Example: Class Size Data (z-scores)

  • Given class sizes: 46, 54, 42, 46, 32

  • Calculation of mean (\bar{x}) and individual z-scores is performed as follows:

    • z = \frac{x - \bar{x}}{s}

Empirical Rule

  • The Empirical Rule applies to data in a bell-shaped (normal) distribution, outlining the following percentages that fall within certain standard deviations from the mean:

    • Approximately 68% of data values are within 1 standard deviation of the mean.

    • Approximately 95% of data values are within 2 standard deviations of the mean.

    • Approximately 99.7% of data values are within 3 standard deviations of the mean.

Identifying Outliers

  • An outlier is an unusually small or large value in a dataset.

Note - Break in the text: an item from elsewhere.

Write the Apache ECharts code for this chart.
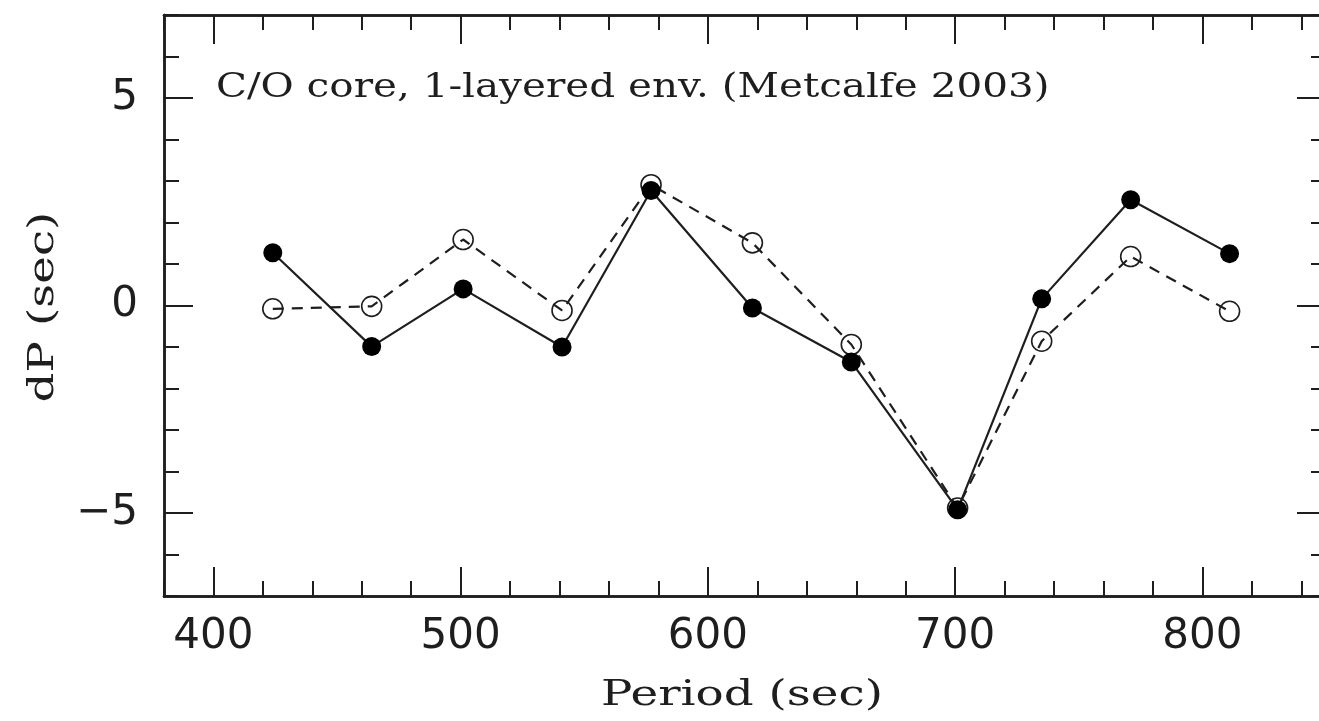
<!DOCTYPE html>
<html>
<head>
<meta charset="utf-8">
<script src="https://cdn.jsdelivr.net/npm/echarts@6/dist/echarts.min.js"></script>
<style>
  html, body { margin: 0; padding: 0; background: #fff; overflow: hidden; }
  #chart { width: 1319px; height: 721px; }
</style>
</head>
<body>
<div id="chart"></div>
<script>
// Pulsation periods (sec) and period differences dP (sec)
const periods = [424, 464, 501, 541, 577, 618, 658, 701, 735, 771, 811];
const dpFilled = [1.27, -0.99, 0.40, -1.00, 2.77, -0.06, -1.36, -4.92, 0.16, 2.55, 1.25];
const dpOpen = [-0.08, -0.02, 1.59, -0.12, 2.91, 1.51, -0.94, -4.88, -0.86, 1.18, -0.14];

// Axis ticks and labels
const xMajorTicks = [400, 500, 600, 700, 800];
const yMajorTicks = [-5, 0, 5];
const xRange = [380, 850];
const yRange = [-7, 7];
const xMinorStep = 20;
const yMinorStep = 1;

const annotation = 'C/O core, 1-layered env. (Metcalfe 2003)';
const xName = 'Period (sec)';
const yName = 'dP (sec)';

const ink = '#1e1e1e';
const numFont = 'DejaVu Sans';
const serifFont = 'DejaVu Serif';

const toPairs = (xs, ys) => xs.map((x, i) => [x, ys[i]]);

function xAxisDef(position, major, showLabel) {
  return {
    type: 'value', position, min: xRange[0], max: xRange[1],
    interval: major ? undefined : xMinorStep,
    axisLine: { show: true, onZero: false, lineStyle: { color: ink, width: 2.5 } },
    axisTick: major
      ? { show: true, inside: true, length: 29, customValues: xMajorTicks, lineStyle: { color: ink, width: 2 } }
      : { show: true, inside: true, length: 15, lineStyle: { color: ink, width: 2 } },
    axisLabel: showLabel
      ? { show: true, customValues: xMajorTicks, margin: 20, fontFamily: numFont, fontSize: 42, color: ink }
      : { show: false },
    splitLine: { show: false }
  };
}

function yAxisDef(position, major, showLabel) {
  return {
    type: 'value', position, min: yRange[0], max: yRange[1],
    interval: major ? undefined : yMinorStep,
    axisLine: { show: true, onZero: false, lineStyle: { color: ink, width: 2.5 } },
    axisTick: major
      ? { show: true, inside: true, length: 29, customValues: yMajorTicks, lineStyle: { color: ink, width: 2 } }
      : { show: true, inside: true, length: 15, lineStyle: { color: ink, width: 2 } },
    axisLabel: showLabel
      ? { show: true, customValues: yMajorTicks, margin: 26, fontFamily: numFont, fontSize: 42, color: ink,
          formatter: v => (v < 0 ? '\u2212' + Math.abs(v) : String(v)) }
      : { show: false },
    splitLine: { show: false }
  };
}

const chart = echarts.init(document.getElementById('chart'), null, { renderer: 'canvas' });

chart.setOption({
  animation: false,
  backgroundColor: '#fff',
  // the frame's right edge lies a few pixels beyond the canvas
  grid: { left: 164, top: 15, width: 1162, height: 581, containLabel: false, outerBoundsMode: 'none' },
  xAxis: [
    xAxisDef('bottom', true, true),
    xAxisDef('bottom', false, false),
    xAxisDef('top', true, false),
    xAxisDef('top', false, false)
  ],
  yAxis: [
    yAxisDef('left', true, true),
    yAxisDef('left', false, false),
    yAxisDef('right', true, false),
    yAxisDef('right', false, false)
  ],
  graphic: [
    {
      type: 'text', x: 216, y: 88, scaleX: 1.19, z: 10,
      style: { text: annotation, fontFamily: serifFont, fontSize: 34, fill: ink,
               textAlign: 'left', textVerticalAlign: 'middle' }
    },
    {
      type: 'text', x: 742, y: 696, scaleX: 1.3, z: 10,
      style: { text: xName, fontFamily: serifFont, fontSize: 36, fill: ink,
               textAlign: 'center', textVerticalAlign: 'middle' }
    },
    {
      type: 'text', x: 44, y: 307, rotation: Math.PI / 2, scaleX: 1.3, z: 10,
      style: { text: yName, fontFamily: serifFont, fontSize: 36, fill: ink,
               textAlign: 'center', textVerticalAlign: 'middle' }
    }
  ],
  series: [
    {
      name: 'open', type: 'line', xAxisIndex: 0, yAxisIndex: 0,
      data: toPairs(periods, dpOpen),
      symbol: 'circle', symbolSize: 20,
      lineStyle: { color: ink, width: 2.2, type: [11, 8] },
      itemStyle: { color: 'rgba(255,255,255,0)', borderColor: ink, borderWidth: 1.6 },
      z: 2
    },
    {
      name: 'filled', type: 'line', xAxisIndex: 0, yAxisIndex: 0,
      data: toPairs(periods, dpFilled),
      symbol: 'circle', symbolSize: 19,
      lineStyle: { color: ink, width: 2.2 },
      itemStyle: { color: '#000' },
      z: 3
    }
  ]
});
</script>
</body>
</html>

  • It's crucial to handle outliers with care as they might result from:

    • Incorrect data entry.

    • Incorrectly included data values.

    • Valid data points that belong in the dataset but are extreme.

  • A common method for identifying potential outliers is using z-scores:

    • A data point with a z-score less than -3 or greater than +3 is considered a potential outlier.

Boxplots
  • A boxplot, also known as a box-and-whisker plot, visually summarizes the distribution of data based on the quartiles of the dataset.

  • It provides a graphical representation of the five-number summary: minimum, first quartile (Q1), median (Q2), third quartile (Q3), and maximum.

  • Components of a Boxplot:

    • The box itself extends from Q1 to Q3, with a line inside indicating the median (Q2).

    • The whiskers extend from the edges of the box to the minimum and maximum values within 1.5 times the Interquartile Range (IQR) from the quartiles.

    • Any data points falling outside these whiskers are typically identified as outliers and are plotted individually.

  • Boxplots are particularly useful for:

    • Identifying the central tendency, spread, and skewness of a dataset.

    • Comparing the distribution of several datasets side-by-side.

Five Number Summary

  • The five number summary concisely represents key features of a dataset, including:

    • Minimum

    • Q1 (first quartile)

    • Median (Q2)

    • Q3 (third quartile)

    • Maximum

  • A boxplot serves as a visual representation of this five number summary.